Com o surgimento de denúncias de fraudes, as universidades deram início à formação das bancas de heteroidentificação –a identificação feita por outras pessoas. A verificação racial se dá por fenótipo, ou seja, pelo conjunto de traços observáveis, como a cor da pele, os cabelos e o formato da boca e do nariz.

As dúvidas surgem justamente no caso dos autodeclarados pardos. Esse grupo se tornou, nos últimos anos, a maior parte da população brasileira, mais de 45,3%, enquanto a de pretos é de 10,2% (brancos são 43,5%, indígenas, 0,8%, e amarelos, 0,4%).

Assim como a USP, a Unesp faz a verificação por foto. “Antes a gente tinha que enviar professores da comissão para várias cidades, para verificar presencialmente as denúncias”, conta a educadora.
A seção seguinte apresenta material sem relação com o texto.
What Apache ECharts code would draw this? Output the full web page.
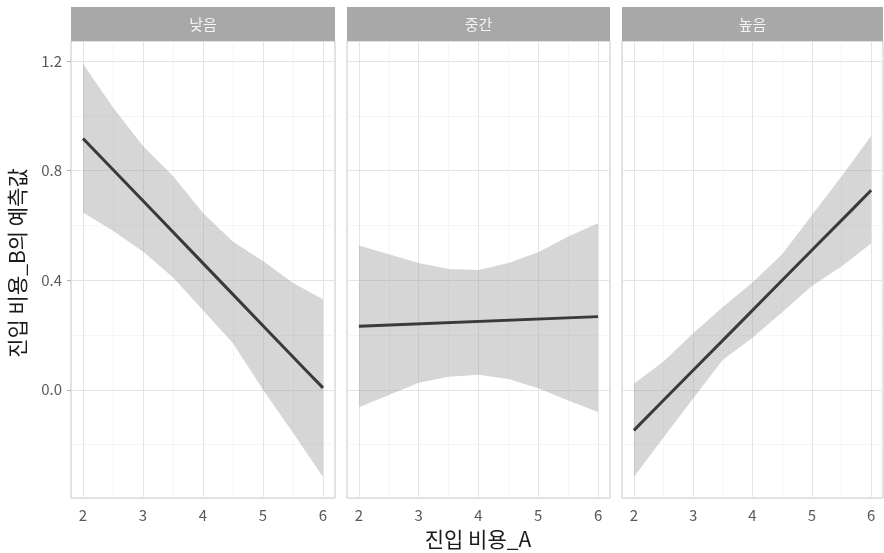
<!DOCTYPE html>
<html><head><meta charset="utf-8">
<script src="https://cdn.jsdelivr.net/npm/echarts@6/dist/echarts.min.js"></script>
<style>html,body{margin:0;padding:0;background:#fff}#c{width:884px;height:553px}</style>
</head><body><div id="c"></div>
<script>
// ---- data ----
const panelNames = ['낮음', '중간', '높음'];
const xTicks = [2, 3, 4, 5, 6];
const xMinor = [2.5, 3.5, 4.5, 5.5];
const yTicks = [0.0, 0.4, 0.8, 1.2];
const yMinor = [-0.2, 0.2, 0.6, 1.0];
const xTitle = '진입 비용_A';
const yTitle = '진입 비용_B의 예측값';

const bandX = [2, 2.5, 3, 3.5, 4, 4.5, 5, 5.5, 6];
const lowLower  = [0.647, 0.58, 0.505, 0.41, 0.29, 0.17, 0.0, -0.157, -0.318];
const lowUpper  = [1.19, 1.03, 0.89, 0.78, 0.645, 0.54, 0.47, 0.39, 0.33];
const midLower  = [-0.064, -0.019, 0.026, 0.048, 0.055, 0.039, 0.006, -0.039, -0.081];
const midUpper  = [0.527, 0.495, 0.463, 0.441, 0.437, 0.463, 0.502, 0.559, 0.608];
const highLower = [-0.318, -0.174, -0.032, 0.11, 0.19, 0.283, 0.379, 0.45, 0.534];
const highUpper = [0.022, 0.103, 0.206, 0.302, 0.392, 0.495, 0.637, 0.778, 0.926];

const lowLineX  = [2, 2.55, 3.2, 3.85, 4.35, 5.1, 5.75, 6];
const lowLineY  = [0.917, 0.792, 0.644, 0.496, 0.382, 0.211, 0.063, 0.007];
const midLineX  = [2, 6];
const midLineY  = [0.232, 0.267];
const highLineX = [2, 2.45, 3.1, 3.75, 4.4, 5.05, 5.7, 6];
const highLineY = [-0.148, -0.049, 0.093, 0.235, 0.378, 0.520, 0.662, 0.728];

// ---- layout ----
const FONT = '"Noto Sans CJK KR", "Noto Sans", sans-serif';
const X_MIN = 1.8, X_MAX = 6.2, Y_MIN = -0.395, Y_MAX = 1.273;
const grids = [
  {left: 71, width: 264},
  {left: 347, width: 263},
  {left: 622, width: 261}
];
const TOP = 41, HEIGHT = 457;

const bands = [[lowLower, lowUpper], [midLower, midUpper], [highLower, highUpper]];
const lines = [[lowLineX, lowLineY], [midLineX, midLineY], [highLineX, highLineY]];

const option = {
  animation: false,
  backgroundColor: '#ffffff',
  grid: grids.map(g => ({left: g.left, width: g.width, top: TOP, height: HEIGHT,
    show: true, borderColor: '#C6C6C6', borderWidth: 1, backgroundColor: '#fff', containLabel: false})),
  xAxis: grids.map((g, i) => ({
    type: 'value', gridIndex: i, min: X_MIN, max: X_MAX,
    axisLine: {show: false},
    splitLine: {show: false},
    axisTick: {show: true, customValues: xTicks, length: 4, lineStyle: {color: '#B3B3B3'}},
    axisLabel: {show: true, customValues: xTicks, color: '#595959', fontSize: 15, fontFamily: FONT, margin: 10}
  })),
  yAxis: grids.map((g, i) => ({
    type: 'value', gridIndex: i, min: Y_MIN, max: Y_MAX,
    axisLine: {show: false},
    splitLine: {show: false},
    axisTick: {show: i === 0, customValues: yTicks, length: 4, lineStyle: {color: '#B3B3B3'}},
    axisLabel: {show: i === 0, customValues: yTicks, color: '#595959', fontSize: 15, fontFamily: FONT, margin: 9,
      formatter: v => v.toFixed(1)}
  })),
  graphic: [],
  series: []
};

grids.forEach((g, i) => {
  // strip
  option.graphic.push({type: 'rect', shape: {x: g.left, y: 7, width: g.width, height: 34},
    style: {fill: '#A8A8A8'}, silent: true});
  option.graphic.push({type: 'text', x: g.left + g.width / 2, y: 24,
    style: {text: panelNames[i], fill: '#F4F4F4', font: '15px ' + FONT, align: 'center', verticalAlign: 'middle'}, silent: true});

  const [lo, hi] = bands[i];
  option.series.push({
    type: 'custom', xAxisIndex: i, yAxisIndex: i, z: 2, silent: true,
    data: bandX.map((x, k) => [x, lo[k], hi[k]]),
    encode: {x: 0, y: [1, 2]},
    renderItem: function (params, api) {
      if (params.dataIndex !== 0) return null;
      const pts = [];
      for (let k = 0; k < bandX.length; k++) pts.push(api.coord([bandX[k], hi[k]]));
      for (let k = bandX.length - 1; k >= 0; k--) pts.push(api.coord([bandX[k], lo[k]]));
      return {type: 'polygon', shape: {points: pts}, style: {fill: 'rgba(153,153,153,0.4)'}};
    }
  });

  const [lx, ly] = lines[i];
  const gridData = [];
  xTicks.forEach(v => gridData.push({xAxis: v, lineStyle: {color: '#E4E4E4', width: 1}}));
  xMinor.forEach(v => gridData.push({xAxis: v, lineStyle: {color: '#EFEFEF', width: 0.6}}));
  yTicks.forEach(v => gridData.push({yAxis: v, lineStyle: {color: '#E4E4E4', width: 1}}));
  yMinor.forEach(v => gridData.push({yAxis: v, lineStyle: {color: '#EFEFEF', width: 0.6}}));
  option.series.push({
    type: 'line', xAxisIndex: i, yAxisIndex: i, z: 3, silent: true,
    data: lx.map((x, k) => [x, ly[k]]),
    showSymbol: false, symbol: 'none',
    lineStyle: {color: '#3A3A3A', width: 3},
    markLine: {z: 1, silent: true, symbol: 'none', label: {show: false}, animation: false,
      lineStyle: {type: 'solid'}, data: gridData}
  });
});

option.graphic.push({type: 'text', x: 478, y: 539,
  style: {text: xTitle, fill: '#1A1A1A', font: '21px ' + FONT, align: 'center', verticalAlign: 'middle'}, silent: true});
option.graphic.push({type: 'text', x: 17, y: 263, rotation: Math.PI / 2,
  style: {text: yTitle, fill: '#1A1A1A', font: '21px ' + FONT, align: 'center', verticalAlign: 'middle'}, silent: true});

const chart = echarts.init(document.getElementById('c'), null, {renderer: 'canvas'});
chart.setOption(option);
</script></body></html>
Entre 2014 e 2018, foram desligados 57 alunos.

Com a mudança, foram reforçados critérios e formação dos membros da banca para identificar, por exemplo, o “fenótipo alargado” das pessoas pardas. “É preciso considerar nuances regionais. Uma pessoa vista como parda em uma cidade ou em um estado pode não ser vista da mesma forma em outra localidade”, explica a educadora.

Na Unicamp, a heteroidentificação é feita por foto também, mas desde o ano passado é a própria universidade que faz uma, na hora do vestibular, por tablet. O objetivo é obter um padrão em termos de iluminação, além de evitar a utilização de filtros. Com o novo sistema, mais de 90% das 1.700 inscrições de candidatos autodeclarados negros foram validadas. Apenas 12 foram inconclusivas e encaminhadas para videoconferência. Acabaram todas aprovadas.
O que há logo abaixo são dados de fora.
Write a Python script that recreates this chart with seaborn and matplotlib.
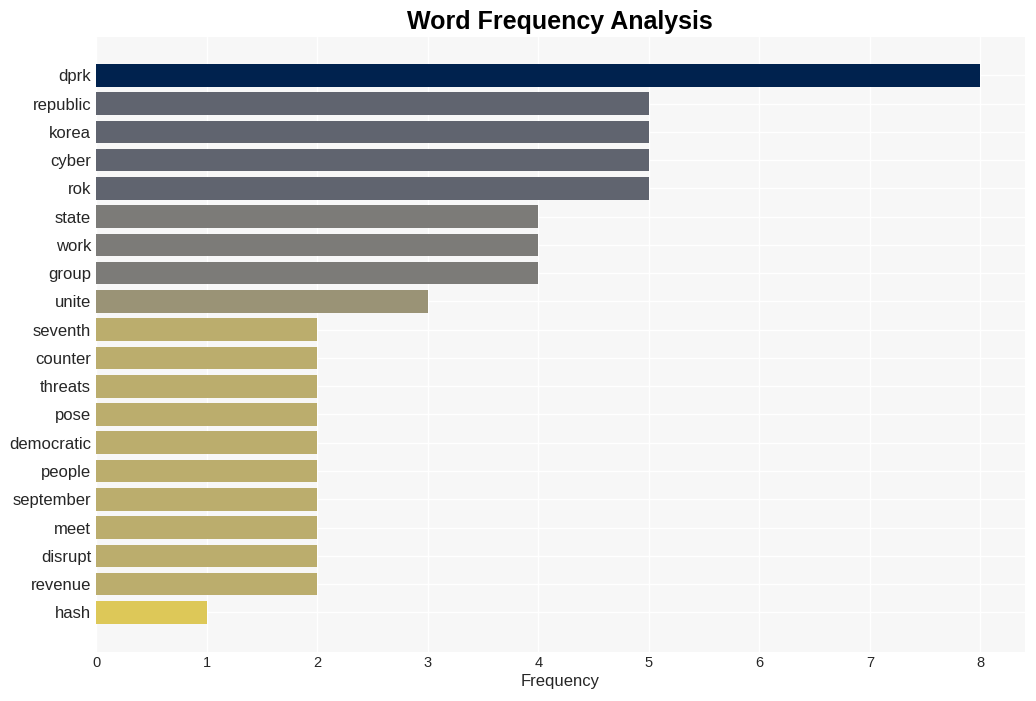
import matplotlib
matplotlib.use("Agg")
import matplotlib.pyplot as plt
import seaborn as sns
import pandas as pd

words = ["dprk", "republic", "korea", "cyber", "rok", "state", "work", "group",
         "unite", "seventh", "counter", "threats", "pose", "democratic", "people",
         "september", "meet", "disrupt", "revenue", "hash"]
counts = [8, 5, 5, 5, 5, 4, 4, 4, 3, 2, 2, 2, 2, 2, 2, 2, 2, 2, 2, 1]
x_ticks = [0, 1, 2, 3, 4, 5, 6, 7, 8]

df = pd.DataFrame({"word": words, "count": counts})

sns.set_theme(style="whitegrid")
plt.rcParams["font.family"] = ["Liberation Sans", "DejaVu Sans"]

fig = plt.figure(figsize=(10.36, 7.01), dpi=100)
ax = fig.add_axes([0.0927, 0.070, 0.8963, 0.877])
ax.set_facecolor("#f7f7f7")

sns.barplot(data=df, x="count", y="word", hue="count", palette="cividis_r",
            hue_norm=(0, 8), legend=False, width=0.8, ax=ax, saturation=1,
            linewidth=0, edgecolor="none")

ax.set_xlim(0, 8.4)
ax.set_ylim(20.4, -1.35)
ax.set_xticks(x_ticks)
ax.grid(True, color="white", linewidth=1)
for s in ax.spines.values():
    s.set_visible(False)
ax.tick_params(axis="y", labelsize=12, pad=3.5, length=0, colors="#262626")
ax.tick_params(axis="x", labelsize=10.5, pad=3, length=0, colors="#262626")
ax.set_xlabel("Frequency", fontsize=12, color="#262626", labelpad=3)
ax.set_ylabel("")
ax.set_title("Word Frequency Analysis", fontsize=18, fontweight="bold",
             color="black", pad=6)

fig.savefig("out.png", dpi=100)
No caso das vagas reservadas para o Provão Paulista e para o Enem, as fotos ainda são enviadas pelos próprios alunos.

“Estamos aprimorando o processo com formação da banca”, afirmou o professor Gilberto Alexandre Sobrinho, presidente da Comissão Assessora de Diversidade Étnico-Racial da Unicamp. “Percebemos, na prática, que está indo bem, porque os questionamentos e a judicialização passaram a ser mínimos”, afirmou.

Neste ano, ao todo, a banca validou 2.032 candidatos e invalidou 15. Desses invalidados, 8 entraram com recursos e somente 2 terminaram indeferidos ao final do processo.

Sobrinho diz que a verificação presencial prejudicaria estudantes que moram longe da universidade e têm dificuldades financeiras –a mesma alegação da USP para utilizar a banca online para os estudantes do Provão e do Enem. “Temos candidatos do Brasil todo. Não é viável pensar em deslocamentos assim, especialmente com os mais vulneráveis.”

Pesquisador defende avaliação presencial

Já para Rodrigo Ednilson de Jesus, presidente da Comissão Permanente de Ações Afirmativas e Inclusão Social da UFMG, a verificação presencial é o melhor modelo.

“Há, sem dúvida, uma questão de custo e logística envolvida, mas defendemos que a verificação presencial garante mais segurança tanto para o candidato quanto para a banca”, afirmou à Folha de S.Paulo. “Com a foto e o vídeo haverá sempre as interferências de luz, de qualidade da imagem etc.”

Jesus participou da implementação da banca na universidade federal mineira e, a partir dessa experiência, escreveu o livro “Quem Quer (Pode) Ser Negro no Brasil?” (Autêntica).

Sem discutir o mérito da decisão da USP nos casos recentes contestados, ele chama a atenção para o que considera uma contradição: “As mesmas pessoas que criticam a USP por vetar os meninos por foto partem do pressuposto que a universidade está errada olhando também para as fotos”, diz.

O pesquisador também defende que, na dúvida, não se deve pensar necessariamente em fraude ou má-fé e que o melhor caminho é aprovar o candidato. Sobrinho, da Unicamp, e Barbosa, da Unesp, concordam. “Esses meninos não estão lá para nos enganar”, argumenta a educadora.

Na avaliação de Luiz Augusto Campos, coordenador do Gemaa (Grupo de Estudos Multidiciplinares da Ação Afirmativa) da Uerj, é preciso transparência em relação à escolha dos integrantes, aos métodos e critérios das bancas.

“É importante também realizar as bancas o mais rapidamente possível, idealmente assim que sai a lista dos aprovados no vestibular”, afirmou. “Dessa forma, há mais tempo para os recursos e para que as aulas comecem já com os cotistas aprovados pelas bancas.”

Ele defende que sejam levantados mais dados sobre essas comissões universitárias, de forma a respaldar o debate nacional.